Set the lines down again exactly, first line through the line that contains "import plotly.graph_objects as go", with no pictures.

**Dataset content**

---------------

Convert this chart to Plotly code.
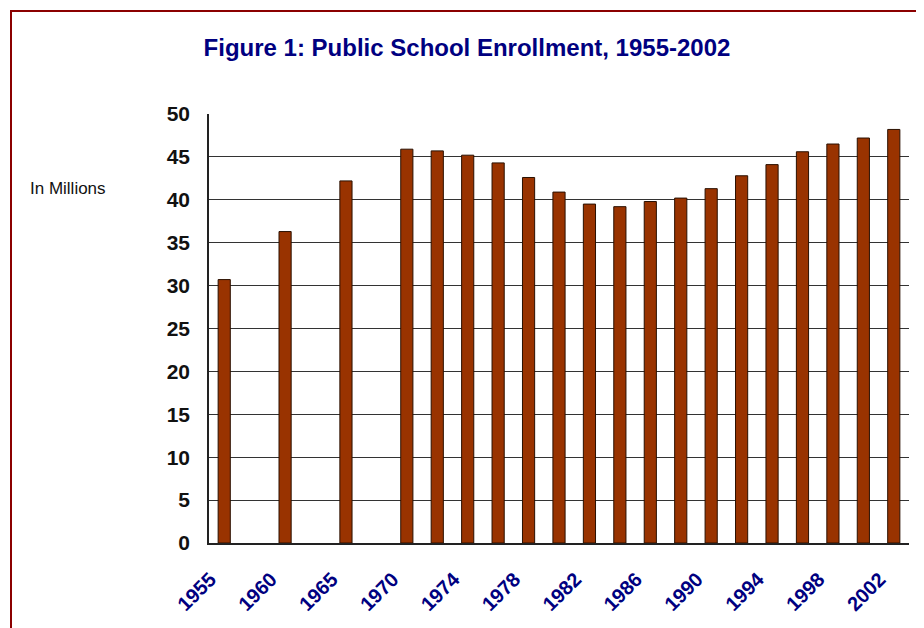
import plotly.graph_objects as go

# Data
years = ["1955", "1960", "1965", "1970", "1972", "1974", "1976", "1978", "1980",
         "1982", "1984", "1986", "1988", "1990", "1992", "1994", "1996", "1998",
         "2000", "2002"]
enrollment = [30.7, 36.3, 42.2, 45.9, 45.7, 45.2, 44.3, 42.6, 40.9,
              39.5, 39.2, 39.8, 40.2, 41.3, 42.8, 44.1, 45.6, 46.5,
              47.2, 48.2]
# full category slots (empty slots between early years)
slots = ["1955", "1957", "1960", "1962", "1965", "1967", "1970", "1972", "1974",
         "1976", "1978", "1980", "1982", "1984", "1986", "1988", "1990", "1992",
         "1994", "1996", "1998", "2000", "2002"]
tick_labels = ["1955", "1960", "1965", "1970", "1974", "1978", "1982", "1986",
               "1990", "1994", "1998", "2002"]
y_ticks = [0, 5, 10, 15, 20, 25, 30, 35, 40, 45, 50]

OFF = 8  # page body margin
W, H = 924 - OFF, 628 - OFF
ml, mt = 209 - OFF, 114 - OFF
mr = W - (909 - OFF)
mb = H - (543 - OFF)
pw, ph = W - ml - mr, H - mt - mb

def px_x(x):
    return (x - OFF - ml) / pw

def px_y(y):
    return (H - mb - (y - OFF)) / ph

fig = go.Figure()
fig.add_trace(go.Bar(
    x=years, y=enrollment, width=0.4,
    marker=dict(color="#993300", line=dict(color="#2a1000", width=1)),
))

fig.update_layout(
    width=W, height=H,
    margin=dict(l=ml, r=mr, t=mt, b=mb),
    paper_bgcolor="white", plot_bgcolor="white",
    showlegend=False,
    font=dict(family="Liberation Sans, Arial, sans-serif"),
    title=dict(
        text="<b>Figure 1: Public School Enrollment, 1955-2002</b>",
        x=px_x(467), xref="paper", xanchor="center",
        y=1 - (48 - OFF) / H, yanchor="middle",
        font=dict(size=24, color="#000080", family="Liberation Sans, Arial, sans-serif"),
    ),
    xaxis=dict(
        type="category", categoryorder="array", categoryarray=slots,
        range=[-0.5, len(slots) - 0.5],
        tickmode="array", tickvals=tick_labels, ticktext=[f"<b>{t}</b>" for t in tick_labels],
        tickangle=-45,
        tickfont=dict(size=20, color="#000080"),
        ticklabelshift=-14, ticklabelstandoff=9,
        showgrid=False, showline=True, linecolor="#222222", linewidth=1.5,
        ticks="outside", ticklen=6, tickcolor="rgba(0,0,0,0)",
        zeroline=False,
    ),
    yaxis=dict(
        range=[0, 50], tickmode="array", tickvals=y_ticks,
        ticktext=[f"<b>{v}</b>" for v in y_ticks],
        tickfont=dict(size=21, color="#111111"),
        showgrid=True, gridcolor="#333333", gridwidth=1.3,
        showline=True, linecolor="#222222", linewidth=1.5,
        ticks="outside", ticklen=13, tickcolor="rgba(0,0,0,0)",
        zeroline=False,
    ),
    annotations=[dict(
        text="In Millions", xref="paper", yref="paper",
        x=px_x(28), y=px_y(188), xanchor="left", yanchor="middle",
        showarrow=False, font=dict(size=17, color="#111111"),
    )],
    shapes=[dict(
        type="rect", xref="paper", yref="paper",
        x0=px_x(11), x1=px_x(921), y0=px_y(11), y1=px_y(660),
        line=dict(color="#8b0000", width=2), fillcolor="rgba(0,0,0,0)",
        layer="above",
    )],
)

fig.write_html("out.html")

---------------

**Written response**
Convert this chart to Plotly code.
import plotly.graph_objects as go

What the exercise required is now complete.